Oro

Diana Castro Benetti
21 de junio de 2015 - 02:12 a. m.

No hay mayor pobreza que la guerra. Pobreza de espíritu, de ideas y de recursos. La guerra es la gran justificación inventada por siglos, para decirnos a diario que no tenemos más alternativa que luchar a garrote limpio.

Las excusas se parafrasean sobre lo mismo: matar al que mató. Ejercer la guerra trastea consigo el acto de venganza, es el circuito vicioso del juego de reproducir pobrezas. Un asesino que venga a otro es la circunferencia del círculo que a muchos les cae como anillo al dedo. Perpetuidad que enriquece a pocos y excelencia nada más que en lo nefasto. Y a la agresión, la exclusión, el abandono, el despojo o los mil dolores de los siglos- porque la guerra tiene sus formas- hay que atravesarle palos en sus ruedas.

Hacer el pare, tomar respiro, ejercer la pausa antes de la nueva acción para no responder al ojo por ojo.
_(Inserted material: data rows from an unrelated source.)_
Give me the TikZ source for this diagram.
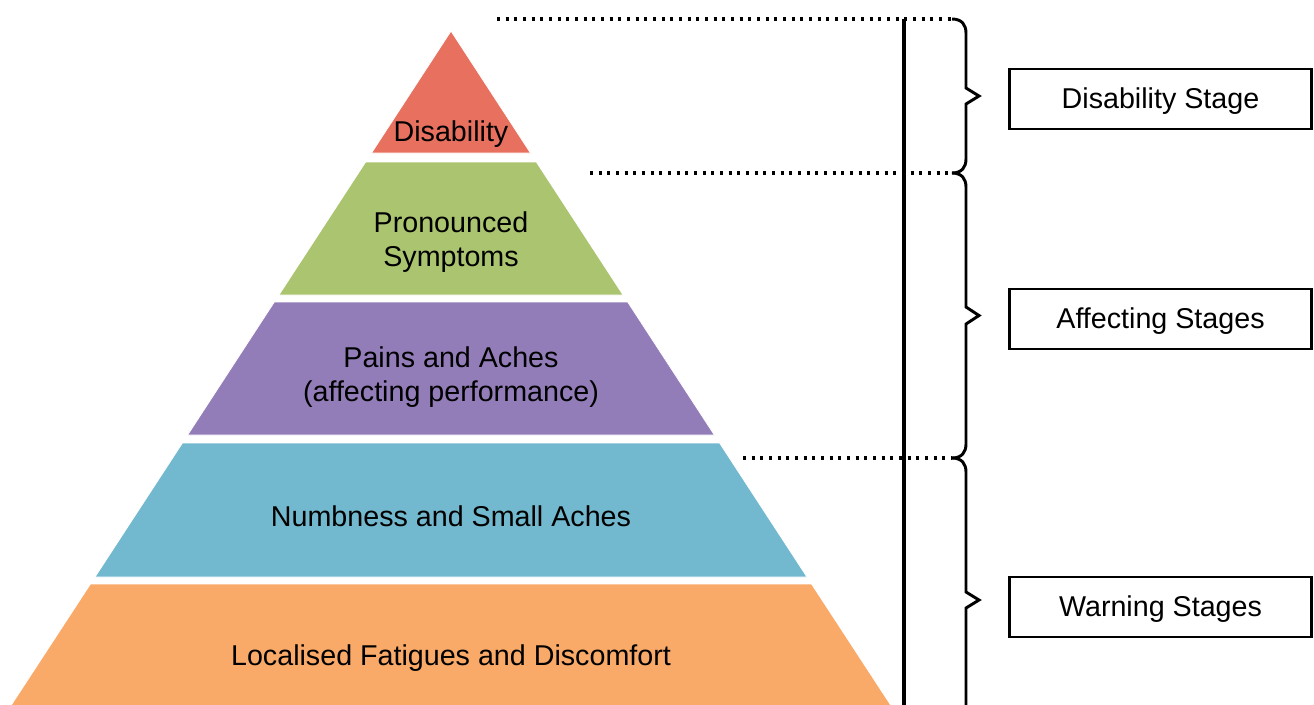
\documentclass[tikz,border=0pt]{standalone}
\usepackage{fontspec}
\setmainfont{Liberation Sans}
\definecolor{lyrRed}{HTML}{E8705F}
\definecolor{lyrGreen}{HTML}{AAC470}
\definecolor{lyrPurple}{HTML}{927DB9}
\definecolor{lyrBlue}{HTML}{72B8CE}
\definecolor{lyrOrange}{HTML}{F9A968}
\begin{document}
\begin{tikzpicture}[x=0.75pt,y=-0.75pt,
  layer/.style={draw=white, line width=0.6pt},
  lbl/.style={font=\fontsize{21.5}{25.5}\selectfont, align=center, text=black, inner sep=0pt},
  stagebox/.style={lbl, draw=black, line width=2.1pt, minimum width=227pt, minimum height=45pt,
    text height=16pt, text depth=2.1pt},
  guide/.style={line width=2.3pt, dash pattern=on 2.3pt off 4.2pt},
  bracket/.style={line width=2.2pt, line join=miter}
]
\useasboundingbox (0,0) rectangle (1314,704);
\clip (0,0) rectangle (1314,704);

% pyramid layers, bottom to top
\fill[lyrOrange, layer] (90.4,584) -- (811.6,584) -- (892,707) -- (10,707) -- cycle;
\fill[lyrBlue, layer] (182.4,443) -- (719.6,443) -- (807,577) -- (95,577) -- cycle;
\fill[lyrPurple, layer] (274.3,302) -- (627.7,302) -- (714.4,435) -- (187.6,435) -- cycle;
\fill[lyrGreen, layer] (365.6,162) -- (536.4,162) -- (623.1,295) -- (278.9,295) -- cycle;
\fill[lyrRed, layer] (451,31) -- (530.5,153) -- (371.5,153) -- cycle;

% layer labels
\node[lbl] (dis) at (451,134) {Disability};
\node[lbl] (pron) at (451,242) {Pronounced\\Symptoms};
\node[lbl] (pain) at (451,377) {Pains and Aches\\(affecting performance)};
\node[lbl] (numb) at (451,516) {Numbness and Small Aches};
\node[lbl] (loc) at (451,658) {Localised Fatigues and Discomfort};

% guide ends and bracket ends
\coordinate (g1) at (497,19);
\coordinate (g2) at (590,173);
\coordinate (g3) at (743,458);
\coordinate (b1) at (952,19);
\coordinate (b2) at (952,173);
\coordinate (b3) at (952,458);
\coordinate (b4) at (952,742);

\draw[guide] (g1) -- (b1);
\draw[guide] (g2) -- (b2);
\draw[guide] (g3) -- (b3);

% vertical divider
\coordinate (vtop) at (904,19);
\coordinate (vbot) at (904,710);
\draw[line width=2.3pt] (vtop) -- (vbot);

% brackets
\draw[bracket] (b1) .. controls (962,19) and (966,25) .. (966,33)
  -- (966,88) -- (979,96) -- (966,104) -- (966,159)
  .. controls (966,167) and (962,173) .. (b2);
\draw[bracket] (b2) .. controls (962,173) and (966,179) .. (966,187)
  -- (966,307) -- (979,315.5) -- (966,324) -- (966,444)
  .. controls (966,452) and (962,458) .. (b3);
\draw[bracket] (b3) .. controls (962,458) and (966,464) .. (966,472)
  -- (966,592) -- (979,600) -- (966,608) -- (966,728)
  .. controls (966,736) and (962,742) .. (b4);

% stage boxes
\node[stagebox] (s1) at (1160.5,99) {Disability Stage};
\node[stagebox] (s2) at (1160.5,319) {Affecting Stages};
\node[stagebox] (s3) at (1160.5,607) {Warning Stages};
\end{tikzpicture}
\end{document}
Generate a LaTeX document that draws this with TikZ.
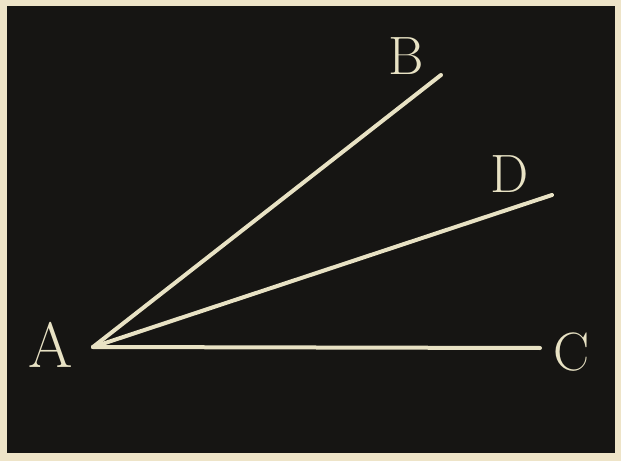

Casi como cómplices hemos dejado que tomen ventaja aquellas inconsciencias que van a toda velocidad en lo íntimo, en la oficina, en la calle, en la mesa, en la iglesia, en el congreso, en la escuela, en todo aquel sistema que no puede frenar ni proponer ni sentir y, mucho menos, imaginar siquiera una no-acción. Cuerpos, convicciones y emociones que no admiten una reacción distinta ante la misma y repetida acción de violencia. La sola intención de no responder parece una exótica revuelta, el atrevimiento mayor, la rebeldía máxima: ahimsa, la no-violencia revolucionariamente comprobada, la revolución que grita desde el silencio y desde la quietud.

Es en la reciprocidad de lo bello que se esconde la ofrenda, el don para el otro, el regalo que parece tonto, inútil, inservible, improductivo y que, casi como un perdón, reivindica el acto integro de reconocer al otro. Ofrece el espacio para volver a conocerlo. Dar y devolver la generosidad, la alegría, el aprecio, la gratitud, la esperanza y la escucha no debe ser más la propuesta de lo trascendente o de la actitud mojigata ante la amenaza de un infierno. Por el contrario, es y debe ser la respuesta cotidiana del profesor, del panadero, del taxista, del que está hasta el cogote de los violentos.

Debe ser la propuesta para la cercanía, porque compartir el sufrimiento y la ira es lo que hacemos a diario: amanecemos llenos de desconfianzas y pensamientos de revancha. Pero sentir, pensar y hacer el esfuerzo de compartir la serenidad, la paciencia, la dulzura, la sabiduría es un acto sublime de dar lo mejor de sí y que define nuestra mutualidad para permitirnos, algún día, fiarnos del otro. No importa quien empiece, importa más no interrumpir el flujo. Valientes esos magos anónimos que ofrecen el oro y no las inmundicias.